==== Data
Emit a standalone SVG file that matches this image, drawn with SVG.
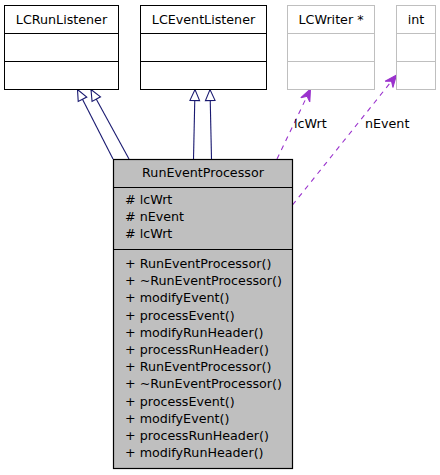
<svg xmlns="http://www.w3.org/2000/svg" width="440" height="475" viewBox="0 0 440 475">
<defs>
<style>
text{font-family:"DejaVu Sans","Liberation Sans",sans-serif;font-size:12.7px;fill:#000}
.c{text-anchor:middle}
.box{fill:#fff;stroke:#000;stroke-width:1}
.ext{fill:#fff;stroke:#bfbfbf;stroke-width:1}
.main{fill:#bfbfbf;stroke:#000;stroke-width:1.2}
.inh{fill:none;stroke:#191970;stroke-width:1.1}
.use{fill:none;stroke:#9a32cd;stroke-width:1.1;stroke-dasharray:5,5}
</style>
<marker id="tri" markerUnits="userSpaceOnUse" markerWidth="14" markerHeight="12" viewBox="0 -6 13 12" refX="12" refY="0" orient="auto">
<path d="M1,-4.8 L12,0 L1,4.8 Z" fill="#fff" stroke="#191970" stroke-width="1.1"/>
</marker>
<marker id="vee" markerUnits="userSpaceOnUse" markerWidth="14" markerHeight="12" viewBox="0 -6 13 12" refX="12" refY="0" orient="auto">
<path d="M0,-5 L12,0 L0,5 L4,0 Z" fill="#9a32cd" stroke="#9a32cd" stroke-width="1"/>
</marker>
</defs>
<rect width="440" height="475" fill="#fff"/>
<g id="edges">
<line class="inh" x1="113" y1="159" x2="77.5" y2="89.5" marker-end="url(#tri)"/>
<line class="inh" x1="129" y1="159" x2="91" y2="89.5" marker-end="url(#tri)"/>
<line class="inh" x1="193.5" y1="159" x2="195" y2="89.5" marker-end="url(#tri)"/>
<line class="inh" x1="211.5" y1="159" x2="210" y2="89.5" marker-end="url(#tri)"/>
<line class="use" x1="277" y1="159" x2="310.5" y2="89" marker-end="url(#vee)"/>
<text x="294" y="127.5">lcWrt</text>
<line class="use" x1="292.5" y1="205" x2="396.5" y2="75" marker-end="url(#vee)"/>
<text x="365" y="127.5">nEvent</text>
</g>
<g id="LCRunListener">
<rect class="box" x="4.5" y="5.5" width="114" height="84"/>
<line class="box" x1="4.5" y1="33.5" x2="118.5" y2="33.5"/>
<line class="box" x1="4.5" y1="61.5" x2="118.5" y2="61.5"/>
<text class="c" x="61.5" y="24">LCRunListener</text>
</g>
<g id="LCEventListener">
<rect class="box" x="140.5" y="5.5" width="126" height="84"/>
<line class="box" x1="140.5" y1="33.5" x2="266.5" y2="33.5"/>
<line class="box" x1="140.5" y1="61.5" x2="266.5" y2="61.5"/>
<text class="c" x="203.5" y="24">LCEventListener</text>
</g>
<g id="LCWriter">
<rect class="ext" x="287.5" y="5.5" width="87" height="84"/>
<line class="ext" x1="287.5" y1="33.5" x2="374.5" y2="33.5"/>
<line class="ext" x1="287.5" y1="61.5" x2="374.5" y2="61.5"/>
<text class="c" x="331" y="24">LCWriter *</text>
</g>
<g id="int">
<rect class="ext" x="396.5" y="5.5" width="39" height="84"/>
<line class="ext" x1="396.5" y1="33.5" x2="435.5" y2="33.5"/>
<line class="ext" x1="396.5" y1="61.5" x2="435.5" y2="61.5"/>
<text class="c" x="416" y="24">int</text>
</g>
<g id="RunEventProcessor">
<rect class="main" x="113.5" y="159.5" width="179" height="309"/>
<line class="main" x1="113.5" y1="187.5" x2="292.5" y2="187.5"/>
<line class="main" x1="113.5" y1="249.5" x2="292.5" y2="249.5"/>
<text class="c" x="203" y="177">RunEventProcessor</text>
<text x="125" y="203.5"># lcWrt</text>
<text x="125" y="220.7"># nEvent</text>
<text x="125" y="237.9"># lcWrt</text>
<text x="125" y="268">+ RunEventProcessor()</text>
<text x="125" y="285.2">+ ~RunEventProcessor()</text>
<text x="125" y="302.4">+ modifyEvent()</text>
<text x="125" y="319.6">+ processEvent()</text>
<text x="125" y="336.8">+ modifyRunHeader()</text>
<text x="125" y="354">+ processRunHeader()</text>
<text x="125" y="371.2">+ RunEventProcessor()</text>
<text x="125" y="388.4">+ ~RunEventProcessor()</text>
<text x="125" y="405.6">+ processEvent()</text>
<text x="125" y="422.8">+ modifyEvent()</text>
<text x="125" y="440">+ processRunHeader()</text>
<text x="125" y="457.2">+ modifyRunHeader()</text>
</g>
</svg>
========
§ Problem description
From start to finish, output the listing exactly, but omit its pictures.

§ Task output
Emit a standalone SVG file that matches this image, drawn with SVG.
<svg xmlns="http://www.w3.org/2000/svg" width="440" height="475" viewBox="0 0 440 475">
<defs>
<style>
text{font-family:"DejaVu Sans","Liberation Sans",sans-serif;font-size:12.7px;fill:#000}
.c{text-anchor:middle}
.box{fill:#fff;stroke:#000;stroke-width:1}
.ext{fill:#fff;stroke:#bfbfbf;stroke-width:1}
.main{fill:#bfbfbf;stroke:#000;stroke-width:1.2}
.inh{fill:none;stroke:#191970;stroke-width:1.1}
.use{fill:none;stroke:#9a32cd;stroke-width:1.1;stroke-dasharray:5,5}
</style>
<marker id="tri" markerUnits="userSpaceOnUse" markerWidth="14" markerHeight="12" viewBox="0 -6 13 12" refX="12" refY="0" orient="auto">
<path d="M1,-4.8 L12,0 L1,4.8 Z" fill="#fff" stroke="#191970" stroke-width="1.1"/>
</marker>
<marker id="vee" markerUnits="userSpaceOnUse" markerWidth="14" markerHeight="12" viewBox="0 -6 13 12" refX="12" refY="0" orient="auto">
<path d="M0,-5 L12,0 L0,5 L4,0 Z" fill="#9a32cd" stroke="#9a32cd" stroke-width="1"/>
</marker>
</defs>
<rect width="440" height="475" fill="#fff"/>
<g id="edges">
<line class="inh" x1="113" y1="159" x2="77.5" y2="89.5" marker-end="url(#tri)"/>
<line class="inh" x1="129" y1="159" x2="91" y2="89.5" marker-end="url(#tri)"/>
<line class="inh" x1="193.5" y1="159" x2="195" y2="89.5" marker-end="url(#tri)"/>
<line class="inh" x1="211.5" y1="159" x2="210" y2="89.5" marker-end="url(#tri)"/>
<line class="use" x1="277" y1="159" x2="310.5" y2="89" marker-end="url(#vee)"/>
<text x="294" y="127.5">lcWrt</text>
<line class="use" x1="292.5" y1="205" x2="396.5" y2="75" marker-end="url(#vee)"/>
<text x="365" y="127.5">nEvent</text>
</g>
<g id="LCRunListener">
<rect class="box" x="4.5" y="5.5" width="114" height="84"/>
<line class="box" x1="4.5" y1="33.5" x2="118.5" y2="33.5"/>
<line class="box" x1="4.5" y1="61.5" x2="118.5" y2="61.5"/>
<text class="c" x="61.5" y="24">LCRunListener</text>
</g>
<g id="LCEventListener">
<rect class="box" x="140.5" y="5.5" width="126" height="84"/>
<line class="box" x1="140.5" y1="33.5" x2="266.5" y2="33.5"/>
<line class="box" x1="140.5" y1="61.5" x2="266.5" y2="61.5"/>
<text class="c" x="203.5" y="24">LCEventListener</text>
</g>
<g id="LCWriter">
<rect class="ext" x="287.5" y="5.5" width="87" height="84"/>
<line class="ext" x1="287.5" y1="33.5" x2="374.5" y2="33.5"/>
<line class="ext" x1="287.5" y1="61.5" x2="374.5" y2="61.5"/>
<text class="c" x="331" y="24">LCWriter *</text>
</g>
<g id="int">
<rect class="ext" x="396.5" y="5.5" width="39" height="84"/>
<line class="ext" x1="396.5" y1="33.5" x2="435.5" y2="33.5"/>
<line class="ext" x1="396.5" y1="61.5" x2="435.5" y2="61.5"/>
<text class="c" x="416" y="24">int</text>
</g>
<g id="RunEventProcessor">
<rect class="main" x="113.5" y="159.5" width="179" height="309"/>
<line class="main" x1="113.5" y1="187.5" x2="292.5" y2="187.5"/>
<line class="main" x1="113.5" y1="249.5" x2="292.5" y2="249.5"/>
<text class="c" x="203" y="177">RunEventProcessor</text>
<text x="125" y="203.5"># lcWrt</text>
<text x="125" y="220.7"># nEvent</text>
<text x="125" y="237.9"># lcWrt</text>
<text x="125" y="268">+ RunEventProcessor()</text>
<text x="125" y="285.2">+ ~RunEventProcessor()</text>
<text x="125" y="302.4">+ modifyEvent()</text>
<text x="125" y="319.6">+ processEvent()</text>
<text x="125" y="336.8">+ modifyRunHeader()</text>
<text x="125" y="354">+ processRunHeader()</text>
<text x="125" y="371.2">+ RunEventProcessor()</text>
<text x="125" y="388.4">+ ~RunEventProcessor()</text>
<text x="125" y="405.6">+ processEvent()</text>
<text x="125" y="422.8">+ modifyEvent()</text>
<text x="125" y="440">+ processRunHeader()</text>
<text x="125" y="457.2">+ modifyRunHeader()</text>
</g>
</svg>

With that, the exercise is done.